------ Information provided ------

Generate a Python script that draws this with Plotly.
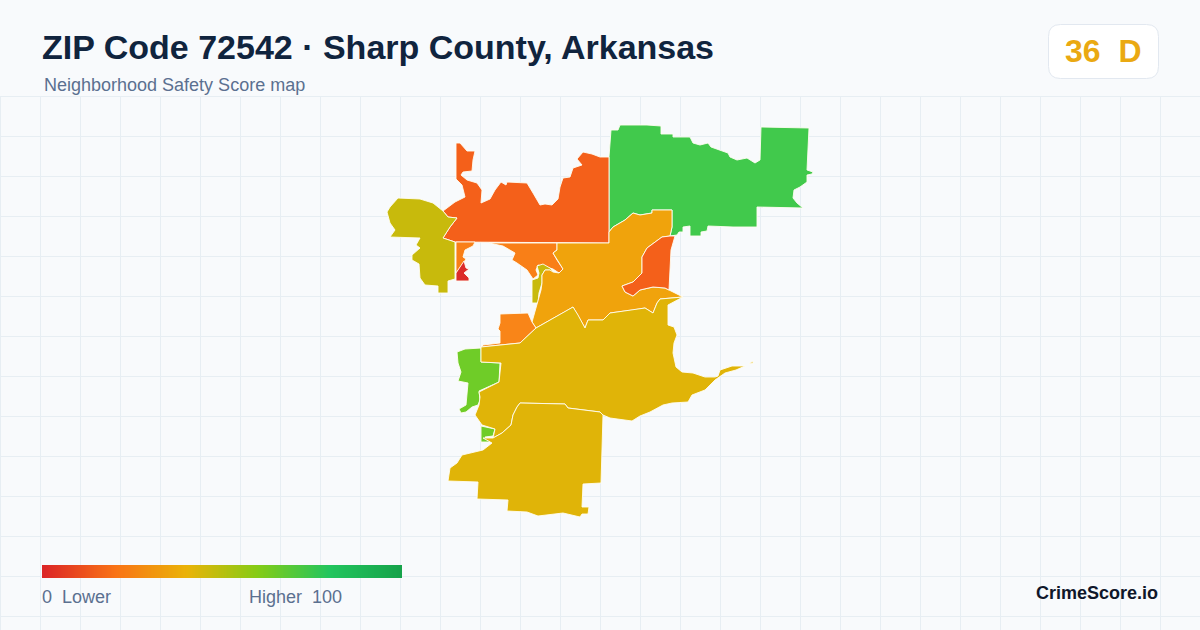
import plotly.graph_objects as go

TITLE = "ZIP Code 72542 · Sharp County, Arkansas"
SUBTITLE = "Neighborhood Safety Score map"
SCORE = "36"
GRADE = "D"
BRAND = "CrimeScore.io"

COLORSCALE_STOPS = [0, 0.2, 0.4, 0.6, 0.8, 1]
COLORSCALE_COLORS = ["#dc2626", "#f97316", "#eab308", "#84cc16", "#22c55e", "#16a34a"]
LEGEND_VALUES = list(range(0, 101))

NORTHEAST = [(611,130),(618,130),(620,125),(647,125),(661,126),(661,134),(673,134),(673,137),(690,137),(693,143),(700,145),(708,143),(711,147),(728,153),(730,157),(737,160),(747,158),(755,163),(760,160),(761,127),(809,128),(807,170),(813,172),(812,174),(807,175),(807,182),(800,187),(794,190),(793,198),(797,203),(803,208),(757,207),(757,227),(733,227),(708,226),(707,231),(701,232),(701,236),(690,236),(690,226),(683,227),(683,232),(679,232),(677,235),(670,236),(672,227),(672,210),(652,210),(652,213),(640,215),(633,213),(625,220),(613,227),(609,232),(609,157)]
NORTHWEST = [(456,143),(460,143),(467,151),(475,151),(473,160),(472,171),(463,172),(461,175),(467,180),(477,183),(482,190),(481,203),(490,199),(495,190),(501,182),(506,185),(507,182),(527,183),(533,193),(540,205),(545,204),(552,205),(558,199),(560,187),(563,178),(570,177),(573,168),(582,165),(577,159),(583,152),(592,154),(600,157),(609,157),(609,243),(455,242),(443,238),(450,227),(457,218),(448,217),(443,211),(455,202),(465,197),(462,185),(456,179)]
WEST = [(398,198),(420,199),(433,203),(443,211),(448,217),(457,218),(450,227),(443,238),(455,242),(455,279),(448,281),(448,293),(438,293),(438,286),(425,285),(420,278),(419,264),(412,260),(412,255),(420,248),(416,245),(420,238),(390,237),(395,230),(390,223),(387,212),(390,207)]
STRIP = [(456,242),(475,242),(473,246),(465,250),(463,257),(466,259),(462,265),(456,273)]
POCKET = [(464,261),(466,268),(469,269),(464,273),(469,278),(469,281),(456,281),(456,273)]
NORTH_CENTRAL = [(489,243),(557,243),(557,250),(553,253),(557,260),(563,269),(559,273),(553,269),(547,267),(538,265),(536,270),(538,275),(533,279),(527,270),(517,263),(512,260),(515,253),(503,246)]
HOOK = [(537,266),(543,264),(550,268),(555,273),(559,273),(553,272),(550,270),(545,270),(542,275),(542,283),(539,293),(538,303),(532,303),(532,280),(538,278),(539,273)]
CENTRAL = [(609,243),(609,232),(613,227),(625,220),(633,213),(640,215),(652,213),(652,210),(672,210),(672,227),(670,236),(662,237),(647,248),(642,257),(642,273),(633,282),(622,286),(625,292),(633,296),(640,290),(653,287),(665,288),(673,292),(683,297),(660,299),(657,303),(653,313),(645,308),(633,310),(610,313),(603,320),(588,320),(585,328),(578,315),(573,307),(568,310),(550,320),(536,328),(532,322),(537,303),(541,290),(542,283),(542,275),(545,270),(550,270),(553,272),(559,273),(563,269),(557,260),(553,253),(557,250),(557,243)]
EAST_POCKET = [(670,236),(675,236),(671,250),(669,290),(665,288),(653,287),(640,290),(633,296),(625,292),(622,286),(633,282),(642,273),(642,257),(647,248),(662,237)]
SOUTH_WEDGE = [(500,314),(528,313),(532,322),(536,328),(520,343),(500,345),(481,347),(483,345),(500,343),(500,331),(498,329),(500,323)]
LIME_MAIN = [(465,349),(481,348),(481,362),(500,363),(499,382),(479,391),(480,400),(478,405),(472,407),(466,412),(461,413),(459,409),(466,405),(468,383),(458,381),(461,372),(458,363),(457,352)]
LIME_SMALL = [(481,426),(495,429),(493,436),(485,437),(490,442),(481,442)]
MIDDLE = [(481,347),(520,343),(536,328),(550,320),(568,310),(573,307),(578,315),(585,328),(588,320),(603,320),(610,313),(633,310),(645,308),(653,313),(657,303),(660,299),(683,297),(668,305),(668,325),(674,327),(677,335),(674,343),(673,353),(676,367),(682,372),(693,373),(705,377),(715,377),(718,376),(720,370),(732,366),(745,366),(736,370),(725,373),(715,380),(705,390),(692,395),(688,402),(672,403),(663,405),(650,412),(640,416),(632,421),(610,418),(603,415),(600,412),(568,408),(565,404),(520,403),(517,407),(513,415),(511,425),(502,433),(493,438),(495,429),(482,425),(475,415),(479,405),(480,397),(479,392),(499,382),(501,363),(481,362)]
SOUTH = [(520,403),(565,404),(568,408),(600,412),(603,415),(602,450),(601,483),(583,484),(582,507),(589,507),(588,514),(582,514),(580,517),(563,513),(553,514),(538,516),(527,512),(507,511),(508,500),(477,499),(478,482),(448,481),(450,468),(457,463),(462,455),(483,450),(492,443),(483,438),(493,438),(502,433),(511,425),(513,415),(517,407)]
SPECK = [(749,364),(753,361),(753,363)]

REGIONS = [
    (NORTHEAST, "#41c94c"), (NORTHWEST, "#f4601a"), (WEST, "#c8ba0c"), (STRIP, "#f97f17"),
    (POCKET, "#dc2c2a"), (NORTH_CENTRAL, "#f97f17"), (HOOK, "#c8ba0c"), (CENTRAL, "#f0a30c"),
    (EAST_POCKET, "#f4601a"), (SOUTH_WEDGE, "#f98518"), (LIME_MAIN, "#6fcc28"), (LIME_SMALL, "#6fcc28"),
    (MIDDLE, "#e0b408"), (SOUTH, "#e0b408"), (SPECK, "#e0b408"),
]

GRID_XS = [0.5 + 40 * i for i in range(0, 30)]
GRID_YS = [96.5 + 40 * i for i in range(0, 14)]

fig = go.Figure()

shapes = []
for x in GRID_XS:
    shapes.append(dict(type="line", xref="x", yref="y", x0=x, x1=x, y0=96.5, y1=630, layer="below",
                       line=dict(color="#e7eef3", width=1)))
for y in GRID_YS:
    shapes.append(dict(type="line", xref="x", yref="y", x0=0, x1=1200, y0=y, y1=y, layer="below",
                       line=dict(color="#e7eef3", width=1)))
shapes.append(dict(type="path", xref="x", yref="y",
                   path="M1060.5,24.5 H1146.5 Q1158.5,24.5 1158.5,36.5 V66.5 Q1158.5,78.5 1146.5,78.5 H1060.5 Q1048.5,78.5 1048.5,66.5 V36.5 Q1048.5,24.5 1060.5,24.5 Z",
                   fillcolor="#ffffff", line=dict(color="#e2e8f0", width=1), layer="above"))

for pts, col in REGIONS:
    xs = [p[0] for p in pts] + [pts[0][0]]
    ys = [p[1] for p in pts] + [pts[0][1]]
    fig.add_trace(go.Scatter(x=xs, y=ys, mode="lines", fill="toself", fillcolor=col,
                             line=dict(color="#fffdf0", width=0.9), hoverinfo="skip"))

fig.add_trace(go.Heatmap(z=[LEGEND_VALUES], x0=43.78, dx=3.564, y0=571.5, dy=13, zmin=0, zmax=100,
                         zsmooth="best", showscale=False, hoverinfo="skip",
                         colorscale=[[s, c] for s, c in zip(COLORSCALE_STOPS, COLORSCALE_COLORS)]))

FONT = "Liberation Sans, Arial, sans-serif"
def text(x, y, s, size, color, anchor="left", bold=False):
    fig.add_annotation(x=x, y=y, text=f"<b>{s}</b>" if bold else s, xref="x", yref="y", showarrow=False,
                       xanchor=anchor, yanchor="middle", borderpad=0, borderwidth=0,
                       font=dict(family=FONT, size=size, color=color))

text(42, 47, TITLE, 34, "#10243e", bold=True)
text(44, 85, SUBTITLE, 18, "#5b7090")
text(1102.5, 51, f"{SCORE}\u00a0\u00a0{GRADE}", 32, "#eaa912", anchor="center", bold=True)
text(42, 597, "0\u00a0\u00a0Lower", 18, "#5b7090")
text(342, 597, "Higher\u00a0\u00a0100", 18, "#5b7090", anchor="right")
text(1158, 593, BRAND, 18, "#0f172a", anchor="right", bold=True)

fig.update_layout(
    width=1200, height=630, margin=dict(l=0, r=0, t=0, b=0),
    paper_bgcolor="#f8fafc", plot_bgcolor="#f8fafc", showlegend=False,
    xaxis=dict(range=[0, 1200], visible=False, fixedrange=True),
    yaxis=dict(range=[630, 0], visible=False, fixedrange=True),
    shapes=shapes,
)
fig.write_html("out.html", config={"displayModeBar": False},
               post_script="document.body.style.margin='0';")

------

__What the task asks__
Copy nothing but the lines from the top of the material through the line holding "LEGEND_VALUES = list(range(0, 101))", exactly as written; omit pictures.

__Problem solution__
Generate a Python script that draws this with Plotly.
import plotly.graph_objects as go

TITLE = "ZIP Code 72542 · Sharp County, Arkansas"
SUBTITLE = "Neighborhood Safety Score map"
SCORE = "36"
GRADE = "D"
BRAND = "CrimeScore.io"

COLORSCALE_STOPS = [0, 0.2, 0.4, 0.6, 0.8, 1]
COLORSCALE_COLORS = ["#dc2626", "#f97316", "#eab308", "#84cc16", "#22c55e", "#16a34a"]
LEGEND_VALUES = list(range(0, 101))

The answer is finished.